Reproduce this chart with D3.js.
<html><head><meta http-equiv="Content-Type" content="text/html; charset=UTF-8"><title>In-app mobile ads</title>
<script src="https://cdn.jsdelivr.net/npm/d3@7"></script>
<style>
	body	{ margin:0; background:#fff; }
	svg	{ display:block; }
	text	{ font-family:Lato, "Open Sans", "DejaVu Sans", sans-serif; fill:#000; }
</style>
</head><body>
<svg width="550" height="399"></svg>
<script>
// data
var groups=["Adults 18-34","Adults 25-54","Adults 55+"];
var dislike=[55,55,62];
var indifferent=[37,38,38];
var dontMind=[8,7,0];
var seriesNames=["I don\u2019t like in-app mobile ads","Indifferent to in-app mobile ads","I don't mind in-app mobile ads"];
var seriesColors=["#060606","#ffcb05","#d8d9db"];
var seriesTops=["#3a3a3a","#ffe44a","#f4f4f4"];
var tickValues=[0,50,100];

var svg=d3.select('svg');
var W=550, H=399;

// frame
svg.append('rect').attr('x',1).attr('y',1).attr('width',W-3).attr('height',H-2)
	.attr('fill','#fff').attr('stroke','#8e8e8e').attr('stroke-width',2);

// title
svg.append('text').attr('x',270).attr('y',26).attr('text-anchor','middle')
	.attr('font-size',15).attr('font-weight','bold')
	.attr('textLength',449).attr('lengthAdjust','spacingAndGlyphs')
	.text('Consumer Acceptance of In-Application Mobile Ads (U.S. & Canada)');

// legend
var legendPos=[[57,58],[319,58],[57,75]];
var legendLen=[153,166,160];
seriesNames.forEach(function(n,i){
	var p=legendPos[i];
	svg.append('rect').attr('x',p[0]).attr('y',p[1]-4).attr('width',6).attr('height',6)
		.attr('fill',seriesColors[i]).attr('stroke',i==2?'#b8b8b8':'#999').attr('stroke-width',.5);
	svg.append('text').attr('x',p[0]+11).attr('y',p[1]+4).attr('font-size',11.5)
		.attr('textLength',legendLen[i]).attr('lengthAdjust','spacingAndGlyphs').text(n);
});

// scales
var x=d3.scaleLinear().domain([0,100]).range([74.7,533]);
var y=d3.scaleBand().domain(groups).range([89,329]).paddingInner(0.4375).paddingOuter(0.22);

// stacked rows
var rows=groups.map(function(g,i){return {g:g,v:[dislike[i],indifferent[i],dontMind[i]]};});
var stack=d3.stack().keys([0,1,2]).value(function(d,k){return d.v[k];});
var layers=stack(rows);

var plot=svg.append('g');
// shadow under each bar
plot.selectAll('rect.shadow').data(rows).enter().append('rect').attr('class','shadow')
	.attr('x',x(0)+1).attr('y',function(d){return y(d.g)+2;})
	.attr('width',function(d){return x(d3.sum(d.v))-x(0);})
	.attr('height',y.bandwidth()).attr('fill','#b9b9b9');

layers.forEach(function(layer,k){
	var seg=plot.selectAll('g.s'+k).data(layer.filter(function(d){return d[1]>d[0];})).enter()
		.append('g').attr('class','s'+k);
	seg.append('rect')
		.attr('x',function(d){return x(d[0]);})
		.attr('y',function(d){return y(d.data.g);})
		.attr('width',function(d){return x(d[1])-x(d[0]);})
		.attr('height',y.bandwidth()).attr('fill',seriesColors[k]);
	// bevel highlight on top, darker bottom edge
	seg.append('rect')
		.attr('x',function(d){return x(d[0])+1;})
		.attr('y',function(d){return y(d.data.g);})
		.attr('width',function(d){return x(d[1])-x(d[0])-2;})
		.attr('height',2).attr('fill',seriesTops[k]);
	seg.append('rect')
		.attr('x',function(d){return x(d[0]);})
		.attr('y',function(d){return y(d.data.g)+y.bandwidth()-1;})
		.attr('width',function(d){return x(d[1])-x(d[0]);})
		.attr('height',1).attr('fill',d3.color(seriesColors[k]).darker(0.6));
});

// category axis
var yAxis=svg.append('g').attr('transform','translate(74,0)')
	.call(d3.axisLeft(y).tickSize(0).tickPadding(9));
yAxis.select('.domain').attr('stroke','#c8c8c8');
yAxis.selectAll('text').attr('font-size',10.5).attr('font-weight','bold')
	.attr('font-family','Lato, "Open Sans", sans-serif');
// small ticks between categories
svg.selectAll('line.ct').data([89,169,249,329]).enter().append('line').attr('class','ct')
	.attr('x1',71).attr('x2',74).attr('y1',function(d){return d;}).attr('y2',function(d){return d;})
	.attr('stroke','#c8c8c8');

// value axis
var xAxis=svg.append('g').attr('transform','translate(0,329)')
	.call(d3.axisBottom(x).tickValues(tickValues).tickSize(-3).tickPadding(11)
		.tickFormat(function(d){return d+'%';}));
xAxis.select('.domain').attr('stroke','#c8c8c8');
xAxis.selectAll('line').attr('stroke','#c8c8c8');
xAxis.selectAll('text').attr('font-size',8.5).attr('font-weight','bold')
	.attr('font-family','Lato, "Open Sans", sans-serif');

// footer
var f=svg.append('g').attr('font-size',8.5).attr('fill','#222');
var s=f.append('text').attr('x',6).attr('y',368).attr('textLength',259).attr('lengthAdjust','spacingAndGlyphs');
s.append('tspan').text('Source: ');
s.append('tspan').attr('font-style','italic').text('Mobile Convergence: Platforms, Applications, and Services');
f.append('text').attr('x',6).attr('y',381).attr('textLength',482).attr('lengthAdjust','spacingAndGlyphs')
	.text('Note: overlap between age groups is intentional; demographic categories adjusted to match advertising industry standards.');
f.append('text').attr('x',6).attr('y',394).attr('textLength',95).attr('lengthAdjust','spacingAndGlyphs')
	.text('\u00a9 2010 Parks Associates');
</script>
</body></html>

> _TASK BRIEF_: Quote the listing word for word from its first line through the line in which "var tickValues=[0,50,100];" appears.

> _RESPONSE_:
Reproduce this chart with D3.js.
<html><head><meta http-equiv="Content-Type" content="text/html; charset=UTF-8"><title>In-app mobile ads</title>
<script src="https://cdn.jsdelivr.net/npm/d3@7"></script>
<style>
	body	{ margin:0; background:#fff; }
	svg	{ display:block; }
	text	{ font-family:Lato, "Open Sans", "DejaVu Sans", sans-serif; fill:#000; }
</style>
</head><body>
<svg width="550" height="399"></svg>
<script>
// data
var groups=["Adults 18-34","Adults 25-54","Adults 55+"];
var dislike=[55,55,62];
var indifferent=[37,38,38];
var dontMind=[8,7,0];
var seriesNames=["I don\u2019t like in-app mobile ads","Indifferent to in-app mobile ads","I don't mind in-app mobile ads"];
var seriesColors=["#060606","#ffcb05","#d8d9db"];
var seriesTops=["#3a3a3a","#ffe44a","#f4f4f4"];
var tickValues=[0,50,100];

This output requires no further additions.